Enfin, le troisième axe explore l’influence d’un nouveau thème, le narcotrafic, et d’un nouvel acteur, le Canada, sur le système interaméricain. En guise de conclusion, le dernier chapitre offre une série de réflexions au sujet du régime démocratique interaméricain.
Bien que l’oéa ait servi les intérêts des États-Unis durant la guerre froide dans leur lutte contre le communisme, et ce, en violation de plusieurs des principes de la charte de l’Organisation, la conclusion générale qui émane de l’ouvrage est que depuis la fin de la guerre froide et le retour de la démocratie en Amérique latine, l’oéa joue un rôle important dans la promotion et la préservation de la démocratie dans l’hémisphère.

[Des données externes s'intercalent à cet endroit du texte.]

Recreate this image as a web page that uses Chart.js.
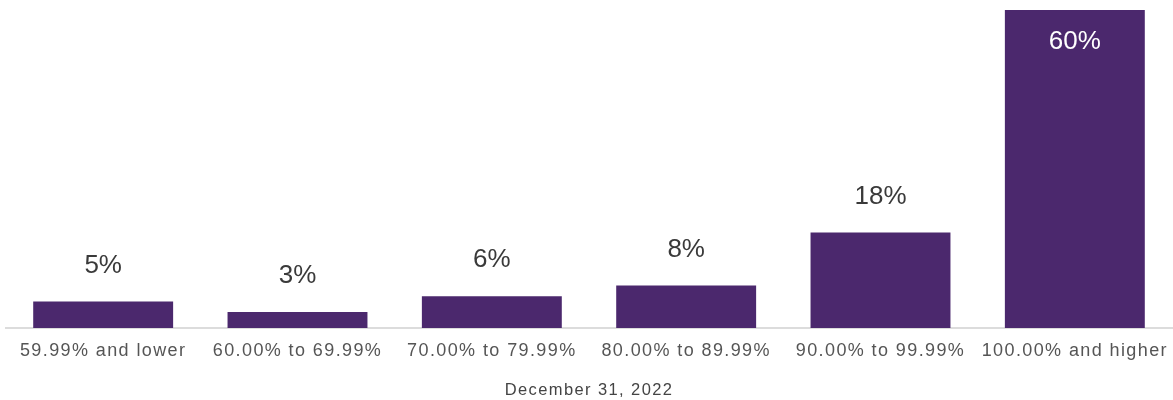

Toutefois, nous pouvons nous demander quel rôle peuvent jouer d’autres acteurs internationaux de la région, tels l’aléna et le Mercosur, pour favoriser la consolidation de la démocratie. Ainsi, comment expliquer l’« ouverture protégée » du Mexique, grand défenseur du principe de non-intervention, à l’égard des activités de la Commission interaméricaine des droits humains (cidh) à partir de 1994 sur son propre territoire ? Cela s’explique-t-il, comme l’avance Covarrubias Velasco dans le chapitre 3, du fait que la cidh fait partie intégrante d’une organisation internationale gouvernementale à laquelle s’est associé volontairement le Mexique ou, faut-il plutôt y voir une incidence de l’adhésion de ce dernier à l’aléna ? Dans la même veine, bien que l’oéa ait joué un rôle important afin d’éviter une rupture de l’ordre constitutionnel au Paraguay en 1996, comme le rapportent à la fois Burrell et Shifter (chap. 2) et Mora (chap. 11), il faut rappeler le rôle de premier plan qu’à joué le Mercosur afin de mettre fin à la tentative de coup d’État. Des recherches en ce sens méritent d’être poursuivies.
Également, devant l’incidence négative, dont font part Pardo et Tickner (chap. 13), de la lutte antidrogue que mènent les États-Unis sur la consolidation de la démocratie et, plus récemment, devant les agissements du gouvernement américain à l’égard le coup d’État avorté en avril 2002 au Vénézuela contre Hugo Chavez, nous pouvons nous demander si la démocratie est véritablement au sommet des valeurs défendues par le système interaméricain, ou du moins de son principal acteur.
Cela étant dit, les articles de l’ouvrage, qui s’adressent à tous ceux et celles s’intéressant à l’évolution du système interaméricain et aux mesures multilatérales adoptées pour défendre la démocratie dans l’hémisphère, sont bien écrits, bien documentés et pertinents.